Yellow Star by Jennifer Roy
This 2006 story of the Holocaust could be just another sad story, but it is different.
Told in the first person by a woman whose aunt by marriage lived it, this story is told in blank verse--like a poem except that it doesn't rhyme. This format allows the reader time to actually visualize the events him/herself, since there is not a lot of description. It also gives it a certain "ghostly" quality.

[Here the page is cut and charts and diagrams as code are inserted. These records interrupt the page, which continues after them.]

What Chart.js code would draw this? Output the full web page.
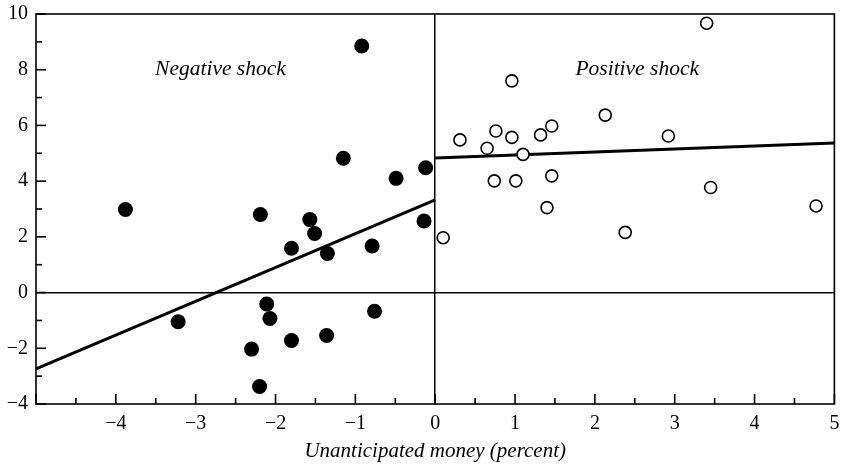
<!DOCTYPE html>
<html>
<head>
<meta charset="utf-8">
<script src="https://cdn.jsdelivr.net/npm/chart.js@4"></script>
<style>
  html, body { margin: 0; padding: 0; background: #fff; }
  #wrap { width: 842px; height: 464px; }
</style>
</head>
<body>
<div id="wrap"><canvas id="chart" width="842" height="464"></canvas></div>
<script>
// Negative money shocks (filled dots)
const negX = [-3.88, -3.22, -0.92, -1.15, -0.49, -0.12, -0.14, -2.19, -1.57, -1.51, -1.80, -1.35, -0.79, -2.11, -2.07, -0.76, -1.80, -1.36, -2.30, -2.20];
const negY = [2.98, -1.05, 8.85, 4.82, 4.10, 4.48, 2.57, 2.80, 2.62, 2.12, 1.59, 1.40, 1.67, -0.41, -0.93, -0.67, -1.72, -1.54, -2.03, -3.37];

// Positive money shocks (open circles)
const posX = [3.40, 0.96, 2.13, 0.31, 0.76, 0.96, 0.65, 1.10, 1.32, 1.46, 2.92, 0.74, 1.01, 1.46, 1.40, 3.45, 4.77, 2.38, 0.10];
const posY = [9.67, 7.60, 6.37, 5.48, 5.80, 5.57, 5.18, 4.96, 5.66, 5.98, 5.62, 4.01, 4.01, 4.19, 3.05, 3.77, 3.11, 2.16, 1.97];

// Fitted lines (end points)
const negFitX = [-5, 0];
const negFitY = [-2.74, 3.33];
const posFitX = [0, 5];
const posFitY = [4.83, 5.37];

const xMin = -5, xMax = 5;
const yMin = -4, yMax = 10;

const toPoints = (xs, ys) => xs.map((x, i) => ({ x: x, y: ys[i] }));
const minus = v => (v < 0 ? "\u2212" + Math.abs(v) : String(v));

const serif = "'Liberation Serif', 'DejaVu Serif', serif";

// frame, inward ticks and panel labels
const framePlugin = {
  id: "frame",
  afterDraw(chart) {
    const { ctx, chartArea: a, scales } = chart;
    ctx.save();
    ctx.strokeStyle = "#000";
    ctx.lineWidth = 1.6;
    ctx.strokeRect(a.left, a.top, a.right - a.left, a.bottom - a.top);

    // x ticks (pointing up)
    scales.x.ticks.forEach(t => {
      const px = scales.x.getPixelForValue(t.value);
      const major = Number.isInteger(t.value);
      ctx.beginPath();
      ctx.moveTo(px, a.bottom);
      ctx.lineTo(px, a.bottom - (major ? 10 : 6));
      ctx.stroke();
    });
    // y ticks (pointing right)
    scales.y.ticks.forEach(t => {
      const py = scales.y.getPixelForValue(t.value);
      const major = t.value % 2 === 0;
      ctx.beginPath();
      ctx.moveTo(a.left, py);
      ctx.lineTo(a.left + (major ? 10 : 6), py);
      ctx.stroke();
    });

    ctx.fillStyle = "#000";
    ctx.font = "italic 21.5px " + serif;
    ctx.textAlign = "center";
    ctx.textBaseline = "middle";
    ctx.fillText("Negative shock", scales.x.getPixelForValue(-2.69), scales.y.getPixelForValue(8.0));
    ctx.fillText("Positive shock", scales.x.getPixelForValue(2.53), scales.y.getPixelForValue(8.0));
    ctx.restore();
  }
};

new Chart(document.getElementById("chart"), {
  type: "scatter",
  data: {
    datasets: [
      {
        label: "Negative shock",
        data: toPoints(negX, negY),
        pointRadius: 7.5,
        pointBackgroundColor: "#000",
        pointBorderColor: "#000",
        pointBorderWidth: 0
      },
      {
        label: "Positive shock",
        data: toPoints(posX, posY),
        pointRadius: 6,
        pointBackgroundColor: "#fff",
        pointBorderColor: "#000",
        pointBorderWidth: 1.6
      },
      {
        type: "line",
        label: "Negative fit",
        data: toPoints(negFitX, negFitY),
        borderColor: "#000",
        borderWidth: 3,
        pointRadius: 0,
        fill: false
      },
      {
        type: "line",
        label: "Positive fit",
        data: toPoints(posFitX, posFitY),
        borderColor: "#000",
        borderWidth: 3,
        pointRadius: 0,
        fill: false
      }
    ]
  },
  options: {
    responsive: false,
    animation: false,
    layout: { padding: { top: 14, right: 7, left: 0, bottom: 0 } },
    plugins: {
      legend: { display: false },
      tooltip: { enabled: false }
    },
    scales: {
      x: {
        type: "linear",
        min: xMin,
        max: xMax,
        afterFit: s => { s.height = 60; s.paddingLeft = 0; s.paddingRight = 0; },
        border: { display: false },
        grid: {
          drawTicks: false,
          color: c => (c.tick && c.tick.value === 0 ? "#000" : "transparent"),
          lineWidth: 1.5
        },
        ticks: {
          stepSize: 0.5,
          autoSkip: false,
          maxRotation: 0,
          padding: 8,
          color: "#000",
          font: { family: serif, size: 20 },
          callback: v => (Number.isInteger(v) && v !== xMin ? minus(v) : "")
        },
        title: {
          display: true,
          text: "Unanticipated money (percent)",
          color: "#000",
          font: { family: serif, size: 21, style: "italic" },
          padding: { top: 3, bottom: 0 }
        }
      },
      y: {
        type: "linear",
        min: yMin,
        max: yMax,
        afterFit: s => { s.width = 36; s.paddingTop = 0; s.paddingBottom = 0; },
        border: { display: false },
        grid: {
          drawTicks: false,
          color: c => (c.tick && c.tick.value === 0 ? "#000" : "transparent"),
          lineWidth: 1.5
        },
        ticks: {
          stepSize: 1,
          autoSkip: false,
          padding: 8,
          color: "#000",
          font: { family: serif, size: 20 },
          callback: v => (v % 2 === 0 ? minus(v) : "")
        }
      }
    }
  },
  plugins: [framePlugin]
});
</script>
</body>
</html>
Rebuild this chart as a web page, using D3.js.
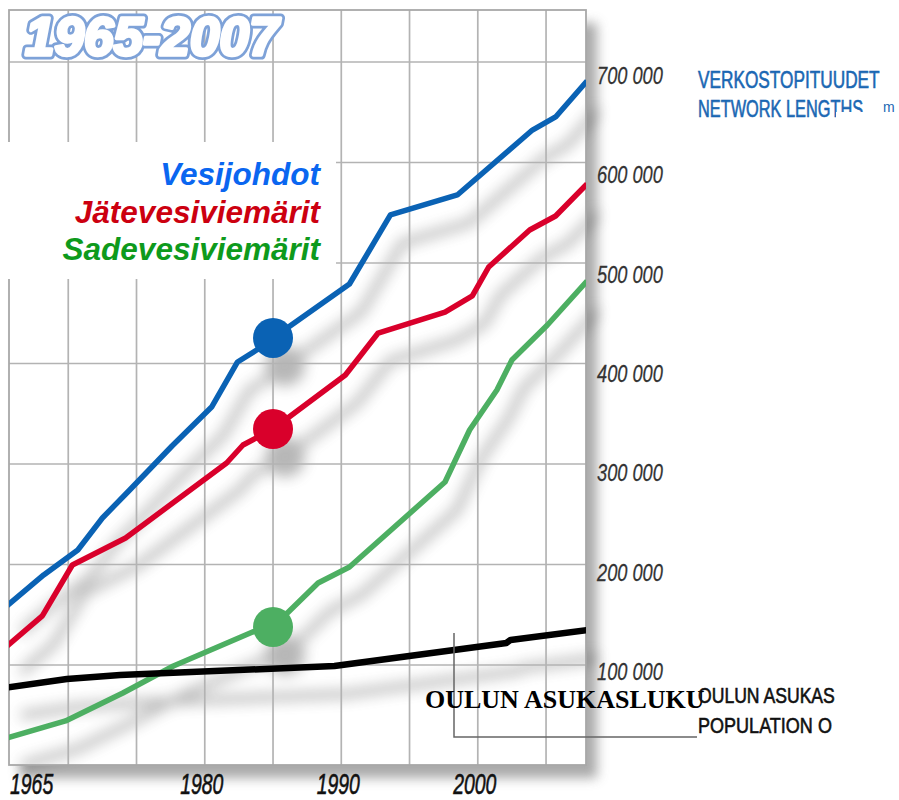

Beginning in 1939 when the main character, Syvvia, is only 4 1/2 years old, we have a "child's-eye view" of what Polish Jews went through during this very difficult time when the Nazis were trying to figure out "what to do" with the Jews in Lodz, Poland. What they did was to put them in a ghetto, an overcrowded slum area that they created just for this purpose. Reaching a high of 270,000 residents at one point, by war's end, only 800 people had survived--and only 12 of them were children, the Nazis' "special" targets. The Nazis figured that if they started with the children, they could more easily wipe out the Jews they hated so much.
The Nazis used several tricks to get parents to put their children on the trains which were, in fact, heading to the concentration camps. It was only through her father's carefulness and cleverness that Syvvia was never sent away and that she lived to tell this terrifying story.
This is a good book by which to introduce this topic to children. It contains no graphically disturbing scenes, although it does not pretend they didn't happen. There are, however, some sections that might need explanation by or discussion with adults.